> **TASK INPUTS**
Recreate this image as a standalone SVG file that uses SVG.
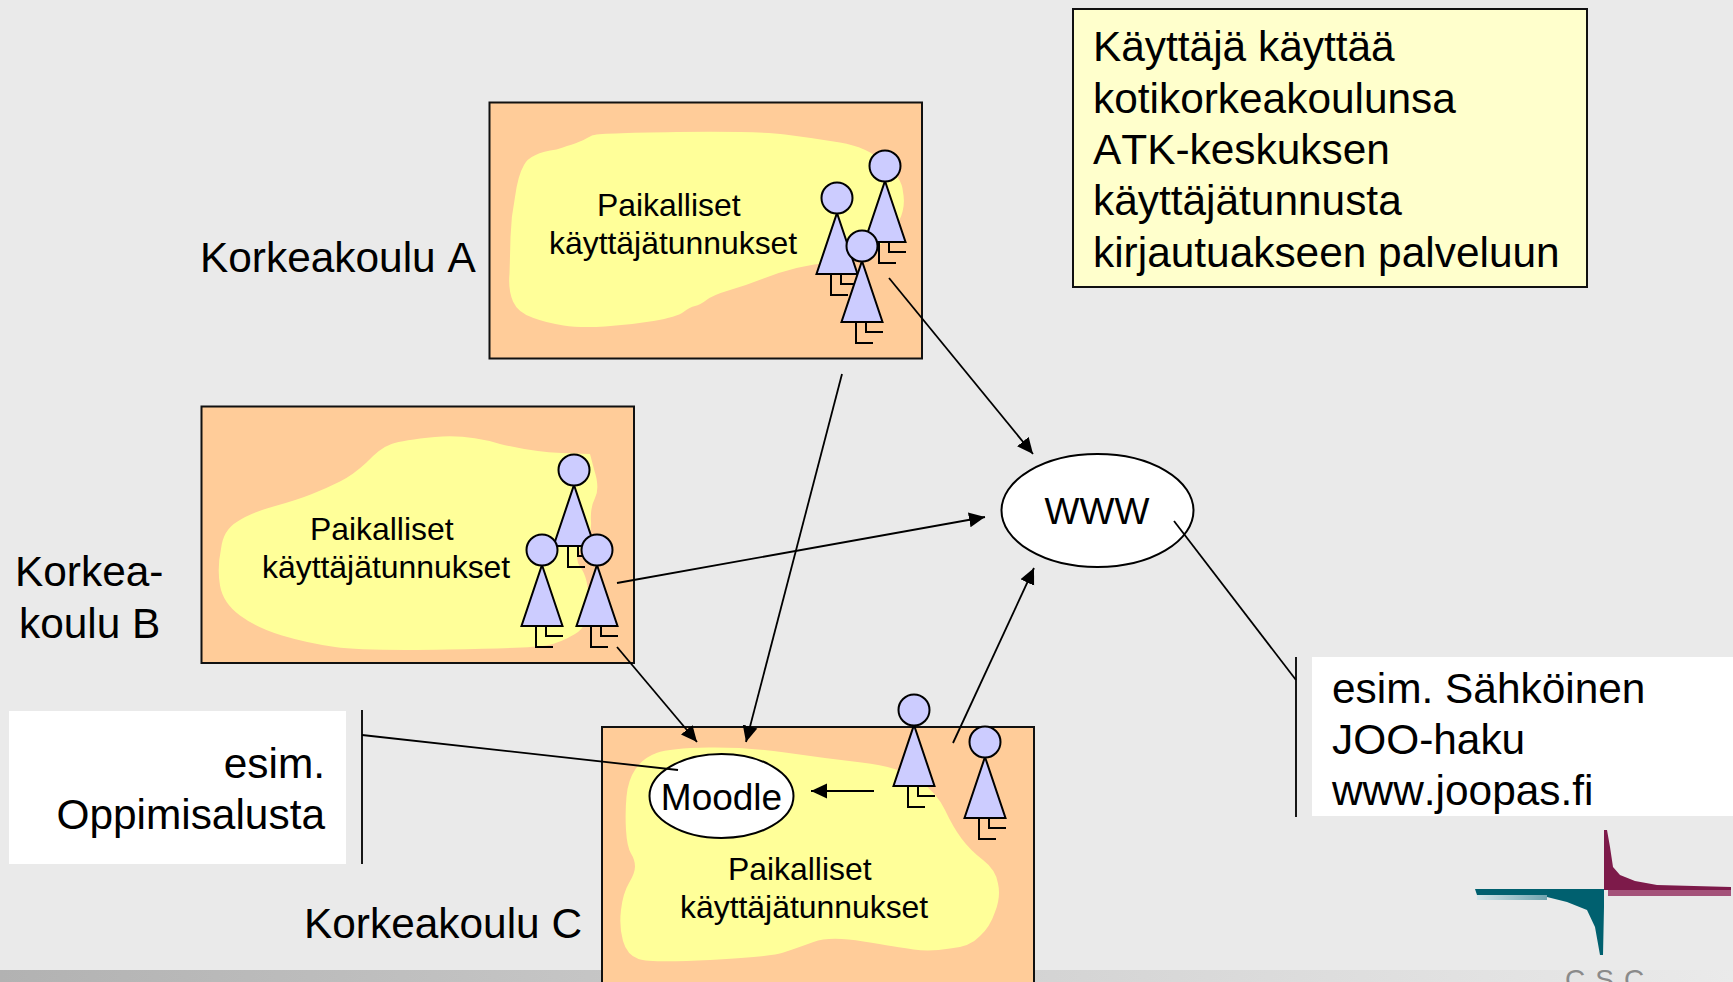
--
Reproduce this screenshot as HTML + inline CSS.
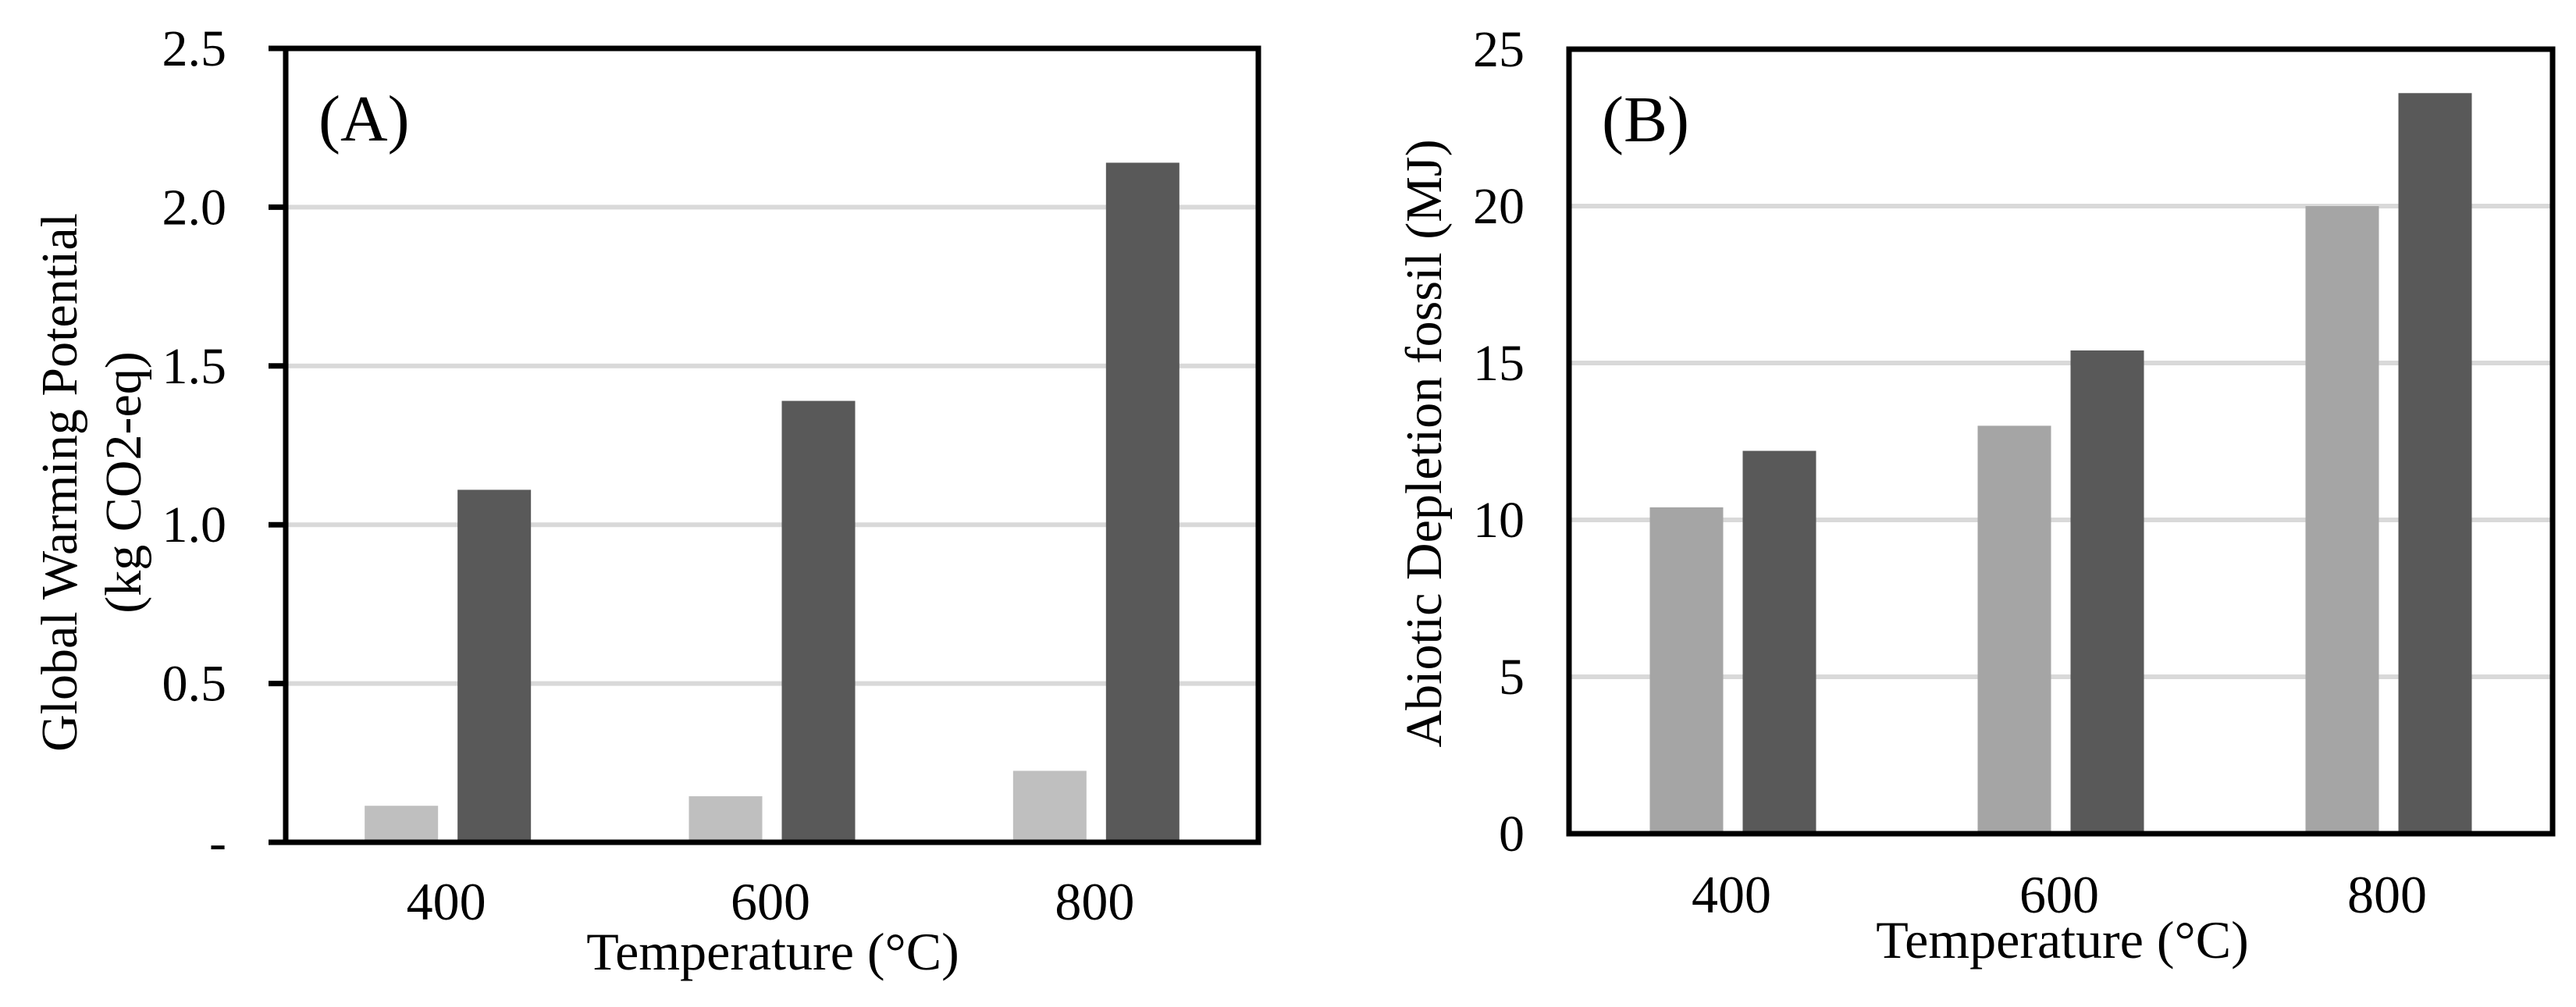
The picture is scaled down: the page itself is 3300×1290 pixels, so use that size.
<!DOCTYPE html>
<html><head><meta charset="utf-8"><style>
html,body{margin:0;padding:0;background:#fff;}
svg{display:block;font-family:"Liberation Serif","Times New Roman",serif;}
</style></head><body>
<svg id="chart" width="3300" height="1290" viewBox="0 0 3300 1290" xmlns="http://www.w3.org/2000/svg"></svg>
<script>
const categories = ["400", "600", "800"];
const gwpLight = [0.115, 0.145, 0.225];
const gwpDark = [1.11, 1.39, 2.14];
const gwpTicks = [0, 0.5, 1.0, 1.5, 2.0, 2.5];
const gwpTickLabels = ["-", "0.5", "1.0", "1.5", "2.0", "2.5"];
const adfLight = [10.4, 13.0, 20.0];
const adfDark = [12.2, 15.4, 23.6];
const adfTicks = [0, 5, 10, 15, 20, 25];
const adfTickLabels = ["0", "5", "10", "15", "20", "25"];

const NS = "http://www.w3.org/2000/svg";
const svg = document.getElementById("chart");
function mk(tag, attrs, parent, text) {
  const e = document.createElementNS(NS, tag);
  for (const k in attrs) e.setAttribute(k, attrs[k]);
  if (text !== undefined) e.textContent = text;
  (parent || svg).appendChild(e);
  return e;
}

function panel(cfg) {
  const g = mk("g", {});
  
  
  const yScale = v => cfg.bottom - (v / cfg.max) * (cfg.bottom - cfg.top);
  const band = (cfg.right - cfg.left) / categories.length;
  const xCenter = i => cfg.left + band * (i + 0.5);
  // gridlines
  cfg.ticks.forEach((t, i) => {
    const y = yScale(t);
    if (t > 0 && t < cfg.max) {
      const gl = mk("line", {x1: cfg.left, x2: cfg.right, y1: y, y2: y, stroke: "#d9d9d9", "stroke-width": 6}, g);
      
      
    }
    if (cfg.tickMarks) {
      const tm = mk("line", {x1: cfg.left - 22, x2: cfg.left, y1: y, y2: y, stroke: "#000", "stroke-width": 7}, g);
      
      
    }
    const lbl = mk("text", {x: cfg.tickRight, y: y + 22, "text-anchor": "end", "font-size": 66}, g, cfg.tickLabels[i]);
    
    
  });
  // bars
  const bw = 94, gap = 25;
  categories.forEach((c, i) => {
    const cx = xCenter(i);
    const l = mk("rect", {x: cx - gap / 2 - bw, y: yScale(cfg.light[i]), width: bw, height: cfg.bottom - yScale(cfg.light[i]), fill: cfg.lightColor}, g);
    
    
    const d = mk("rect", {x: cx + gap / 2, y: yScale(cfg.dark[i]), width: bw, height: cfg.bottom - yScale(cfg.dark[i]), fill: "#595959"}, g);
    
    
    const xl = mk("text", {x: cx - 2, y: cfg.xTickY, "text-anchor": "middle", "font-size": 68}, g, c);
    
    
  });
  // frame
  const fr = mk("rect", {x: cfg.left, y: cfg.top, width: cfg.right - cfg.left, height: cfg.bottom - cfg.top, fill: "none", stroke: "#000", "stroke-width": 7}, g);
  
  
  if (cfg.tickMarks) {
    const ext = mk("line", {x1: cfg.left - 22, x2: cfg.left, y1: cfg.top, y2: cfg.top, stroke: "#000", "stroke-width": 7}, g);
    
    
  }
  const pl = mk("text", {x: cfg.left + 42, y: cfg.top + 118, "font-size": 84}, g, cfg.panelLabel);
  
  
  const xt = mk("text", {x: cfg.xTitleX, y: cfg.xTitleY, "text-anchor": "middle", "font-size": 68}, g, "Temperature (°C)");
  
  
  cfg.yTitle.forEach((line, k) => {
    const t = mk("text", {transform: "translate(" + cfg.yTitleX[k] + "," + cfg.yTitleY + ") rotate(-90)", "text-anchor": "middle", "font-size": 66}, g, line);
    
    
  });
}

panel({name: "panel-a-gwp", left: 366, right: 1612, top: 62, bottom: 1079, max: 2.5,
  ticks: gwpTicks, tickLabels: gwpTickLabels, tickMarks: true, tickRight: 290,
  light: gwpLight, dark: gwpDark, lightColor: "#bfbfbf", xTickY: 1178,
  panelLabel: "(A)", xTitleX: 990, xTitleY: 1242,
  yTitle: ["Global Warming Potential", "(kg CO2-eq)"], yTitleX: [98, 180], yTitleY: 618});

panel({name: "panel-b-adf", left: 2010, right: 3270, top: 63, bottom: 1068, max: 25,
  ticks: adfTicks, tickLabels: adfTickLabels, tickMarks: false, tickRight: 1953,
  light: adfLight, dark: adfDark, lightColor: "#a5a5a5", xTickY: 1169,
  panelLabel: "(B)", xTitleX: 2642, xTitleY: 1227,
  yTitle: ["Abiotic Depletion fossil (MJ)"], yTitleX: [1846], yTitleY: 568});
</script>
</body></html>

> **EXERCISE**
Copy and report every line where the word "this" is present.

> **WRITTEN RESPONSE**
Recreate this image as a standalone SVG file that uses SVG.
Reproduce this screenshot as HTML + inline CSS.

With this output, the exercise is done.